The IAAF claims the new research proves that females with high naturally occurring testosterone have a competitive advantage in the range of 1.8 per cent to 4.5 per cent. At a media interaction a short while later, Coe was asked a about the timing of the publishing of the research papers and how it will affect athletes with hyperandrogenism, specifically Dutee.
“I think it’s important to start off from a very basic principle here. So it is our responsibility in female sport to protect, to defend, and to make sure that we at all times promote our sport and we do it where we possibly can to make it a level-playing field. The other thing, the IAAF has worked on some of the data that we were asked to, some of the scientific background we were asked to look out for by the Court of Arbitration. And it was in response to the CAS that we were asked to go away and do more work in this area. Which is important for our sport,” Coe said.
No effect on London plans
The eligibility of athletes won’t be affected for the next month’s World Championships in London, Coe confirmed. But on hearing about the possibility that her career could hit a roadblock again, Dutee was anxious. With the women’s 100 metres final to be held in two days, Dutee switched off her phone, hoping for some peace and quiet.

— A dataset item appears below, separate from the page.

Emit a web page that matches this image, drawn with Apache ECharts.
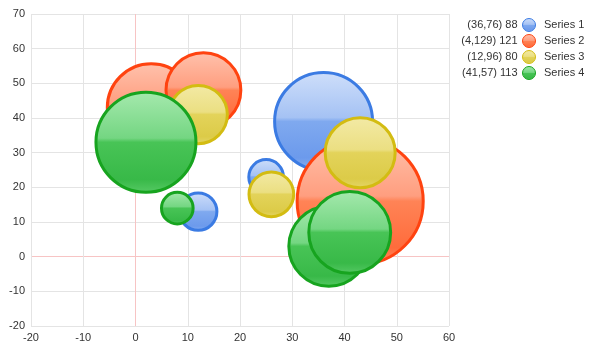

“This is like 2014 all over again when I was banned and then had to go to court to earn my right to compete. I had forgotten about the entire episode and about the case in CAS. Now it seems that the case has returned to haunt me. This is not easy for me because I am competing in the Asian Athletics Championships and want to qualify for the World Championships also. It is going to be difficult for me to train and compete while knowing that questions over my eligibility may rise again. I will leave it to my lawyers to deal with the case but I am not at ease,” Dutee said.

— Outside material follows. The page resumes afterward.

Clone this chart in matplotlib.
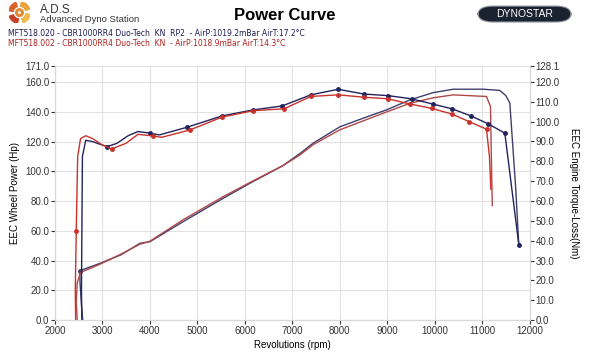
import matplotlib
matplotlib.use("Agg")
import matplotlib.pyplot as plt
from matplotlib.patches import FancyBboxPatch, Wedge

plt.rcParams["font.family"] = ["Liberation Sans", "DejaVu Sans"]

# run 020 (navy) and run 002 (red)
rpm_pw_a = [2600, 2560, 2530, 2526, 2947, 3400, 3789, 4000, 4701, 5543, 6105, 6807,
            7158, 7438, 8000, 8491, 8983, 9474, 9965, 10386, 11017, 11368, 11495,
            11579, 11700, 11768]
hp_a = [-5, 10, 25, 33.2, 38.1, 44, 51.6, 52.7, 66.2, 81.9, 92, 104,
        112, 119, 130, 135.8, 141.4, 148.1, 153, 155.3, 155.3, 154.5, 151,
        146, 90, 50.7]

rpm_pw_b = [2480, 2450, 2470, 2540, 2947, 3400, 3789, 4000, 4701, 5543, 6105, 6807,
            7158, 7438, 8000, 8491, 8983, 9474, 9965, 10386, 11088, 11172, 11190, 11210]
hp_b = [-5, 12, 25, 32, 37.5, 44.5, 51, 53, 67.5, 83, 92.5, 104,
        111, 118, 128, 134, 140, 145.8, 149.5, 151.5, 150.4, 143.6, 110, 77]

rpm_tq_a = [2570, 2560, 2580, 2650, 2800, 2950, 3101, 3300, 3550, 3750, 4000, 4200,
            4786, 5522, 6175, 6786, 7389, 7965, 8512, 9017, 9509, 9951, 10372, 10758,
            11123, 11474, 11768]
nm_a = [-3.7, 15, 82.4, 90.6, 89.9, 88.6, 87.4, 89.0, 93.0, 95.0, 94.2, 93.3,
        97.2, 102.9, 105.9, 107.9, 113.5, 116.3, 113.9, 113.1, 111.5, 108.9, 106.4,
        102.9, 98.9, 94.2, 38.0]
mk_a = [6, 10, 12, 13, 14, 15, 16, 17, 18, 19, 20, 21, 22, 23, 24, 25, 26]

rpm_tq_b = [2440, 2430, 2450, 2480, 2540, 2650, 2800, 2980, 3193, 3500, 3750, 4057,
            4250, 4842, 5522, 6175, 6828, 7389, 7965, 8512, 9017, 9474, 9930, 10351,
            10722, 11088, 11150, 11180]
nm_b = [-3.7, 15, 44.9, 82.4, 91.4, 92.9, 91.4, 88.5, 86.2, 89.1, 93.6, 92.8,
        92.1, 95.8, 102.3, 105.5, 106.5, 112.7, 113.5, 112.3, 111.5, 108.9, 106.7,
        103.9, 100.0, 96.2, 82.4, 65.9]
mk_b = [2, 8, 11, 13, 14, 15, 16, 17, 18, 19, 20, 21, 22, 23, 24, 25]

left_ticks = [0, 20, 40, 60, 80, 100, 120, 140, 160, 171]
right_ticks = [0, 10, 20, 30, 40, 50, 60, 70, 80, 90, 100, 110, 120, 128.1]
x_ticks = list(range(2000, 12001, 1000))

navy = "#22225e"
navy2 = "#3e3e6e"
red = "#c8322a"
red2 = "#b04848"

fig = plt.figure(figsize=(5.9, 3.6), dpi=100)
ax = fig.add_axes([0.093, 0.111, 0.805, 0.706])
ax2 = ax.twinx()

ax.plot(rpm_pw_a, hp_a, color=navy2, lw=1.0, marker="o", ms=2.5, markevery=[3])
ax.plot(rpm_pw_b, hp_b, color=red2, lw=1.0)
ax2.plot(rpm_tq_a, nm_a, color=navy, lw=1.0, marker="o", ms=2.5, markevery=mk_a)
ax2.plot(rpm_tq_b, nm_b, color=red, lw=1.0, marker="o", ms=2.5, markevery=mk_b)

ax.set_xlim(2000, 12000)
ax.set_ylim(0, 171)
ax2.set_ylim(0, 128.1)
ax.set_xticks(x_ticks)
ax.set_yticks(left_ticks)
ax.set_yticklabels([f"{v:.1f}" for v in left_ticks])
ax2.set_yticks(right_ticks)
ax2.set_yticklabels([f"{v:.1f}" for v in right_ticks])
ax.grid(True, color="#e2e2e2", lw=0.8)
ax.set_axisbelow(True)

for a in (ax, ax2):
    a.tick_params(labelsize=7, length=3, width=0.8, pad=1, colors="#333333")
    for s in a.spines.values():
        s.set_color("#d8d8d8")
    a.spines["top"].set_visible(False)

ax.set_xlabel("Revolutions (rpm)", fontsize=7, labelpad=3)
ax.set_ylabel("EEC Wheel Power (Hp)", fontsize=7, labelpad=4)
ax2.set_ylabel("EEC Engine Torque-Loss(Nm)", fontsize=7, rotation=-90, labelpad=14)

# header
fig.text(0.068, 0.972, "A.D.S.", fontsize=8.5, color="#333333", va="center")
fig.text(0.068, 0.946, "Advanced Dyno Station", fontsize=6.8, color="#333333", va="center")
fig.text(0.483, 0.958, "Power Curve", fontsize=12, fontweight="bold", ha="center", va="center")
fig.text(0.014, 0.906, "MFT518.020 - CBR1000RR4 Duo-Tech  KN  RP2  - AirP:1019.2mBar AirT:17.2\u00b0C",
         fontsize=5.5, color="#1c1c50", va="center", family="DejaVu Sans")
fig.text(0.014, 0.879, "MFT518.002 - CBR1000RR4 Duo-Tech  KN  - AirP:1018.9mBar AirT:14.3\u00b0C",
         fontsize=5.5, color="#b02020", va="center", family="DejaVu Sans")

# logo swirl
lax = fig.add_axes([0.013, 0.935, 0.04, 0.06])
lax.set_xlim(-1, 1)
lax.set_ylim(-1, 1)
lax.set_aspect("equal")
lax.axis("off")
for ang, col in zip([20, 110, 200, 290], ["#e8a33a", "#d9612a", "#c9402a", "#f0b848"]):
    lax.add_patch(Wedge((0, 0), 1.0, ang, ang + 60, width=0.4, color=col))
lax.add_patch(Wedge((0, 0), 0.35, 0, 360, width=0.15, color="#e08a30"))

# dynostar badge
fig.patches.append(FancyBboxPatch((0.822, 0.951), 0.134, 0.02,
                                  boxstyle="round,pad=0.012,rounding_size=0.025",
                                  transform=fig.transFigure, fc="#1b2230", ec="#8a8f99", lw=0.8))
fig.text(0.889, 0.961, "DYNOSTAR", fontsize=7.5, color="white", ha="center", va="center")

fig.savefig("out.png", dpi=100)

‘Leveling the Playing Field in Female Sport: New Research Published in the British Journal of Sports Medicine’ is the title of the paper on the IAAF website. Both the researchers have links to the world athletics body with Drs Stéphane Bermon being a member of the IOC and IAAF working groups on hyperandrogenism and transgender athletes and Dr Pierre-Yves Garnier the director of the health and science department of the IAAF.

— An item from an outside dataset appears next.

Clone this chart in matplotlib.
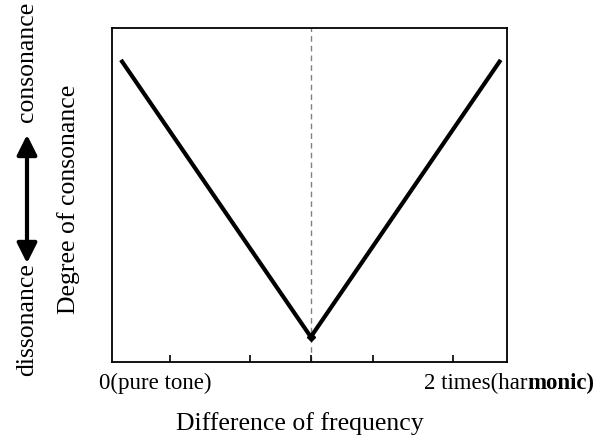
import matplotlib.pyplot as plt
from matplotlib.patches import FancyArrowPatch

# Degree of consonance vs frequency difference (schematic V shape)
x_pts = [-1.0, 0.0, 1.0]
y_pts = [1.0, 0.0, 1.0]
tick_pos = [-0.74, -0.32, 0.0, 0.33, 0.75]
label_left = '0(pure tone)'
label_right = ('2 times(har', 'monic)')

plt.rcParams['font.family'] = 'Liberation Serif'

fig = plt.figure(figsize=(5.99, 4.36), dpi=100)
ax = fig.add_axes([0.187, 0.170, 0.659, 0.766])

ax.axvline(0, color='#808080', linestyle=(0, (4, 3)), linewidth=1.0, zorder=1)
ax.plot(x_pts, y_pts, color='black', linewidth=3.0, solid_capstyle='butt', zorder=3)
ax.plot([x_pts[1]], [y_pts[1]], marker='D', color='black', markersize=4, zorder=4)

ax.set_xlim(-1.047, 1.032)
ax.set_ylim(-0.09, 1.1155)
ax.set_xticks(tick_pos)
ax.set_xticklabels([])
ax.set_yticks([])
ax.tick_params(axis='x', direction='in', length=5, width=1.2)
for sp in ax.spines.values():
    sp.set_linewidth(1.3)

fs = 18.5
fs_tick = 16.5
base_y = 1 - 389 / 436
fig.text(155 / 599, base_y, label_left, ha='center', va='baseline', fontsize=fs_tick)
t1 = fig.text(424 / 599, base_y, label_right[0], ha='left', va='baseline', fontsize=fs_tick)
fig.canvas.draw()
bb = t1.get_window_extent()
fig.text(bb.x1 / fig.bbox.width, base_y, label_right[1], ha='left', va='baseline',
         fontsize=fs_tick, fontweight='bold')

fig.text(300 / 599, 1 - 424 / 436, 'Difference of frequency', ha='center', va='center', fontsize=fs)
fig.text(69 / 599, 1 - 199 / 436, 'Degree of consonance', ha='center', va='center',
         rotation=90, fontsize=fs)
fig.text(27 / 599, 1 - 62 / 436, 'consonance', ha='center', va='center',
         rotation=90, fontsize=fs)
fig.text(27 / 599, 1 - 320 / 436, 'dissonance', ha='center', va='center',
         rotation=90, fontsize=fs)

fig.patches.append(FancyArrowPatch(
    (27 / 599, 1 - 266 / 436), (27 / 599, 1 - 132 / 436),
    transform=fig.transFigure, arrowstyle='<|-|>', mutation_scale=30,
    linewidth=3, color='black'))

fig.savefig('out.png', dpi=100, facecolor='white')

The findings are based on serum androgen levels of 2127 athletes – both male and female elite athletes – in relation to their performance during the 2011 and 2013 World Championships.
Dr Bermon commented: “Our starting position is to defend, protect and promote fair female competition. If, as the study shows, in certain events female athletes with higher testosterone levels can have a competitive advantage of between 1.8-4.5% over female athletes with lower testosterone levels, imagine the magnitude of the advantage for female athletes with testosterone levels in the normal male range.”
The IAAF is still in the process of collecting evidence and it will take months before CAS decides on the eligibility of females with hyperandrogenism. But for Dutee, the feeling of a sword hanging over her head has returned to haunt her, on the eve of the biggest athletics spectacle in her home state.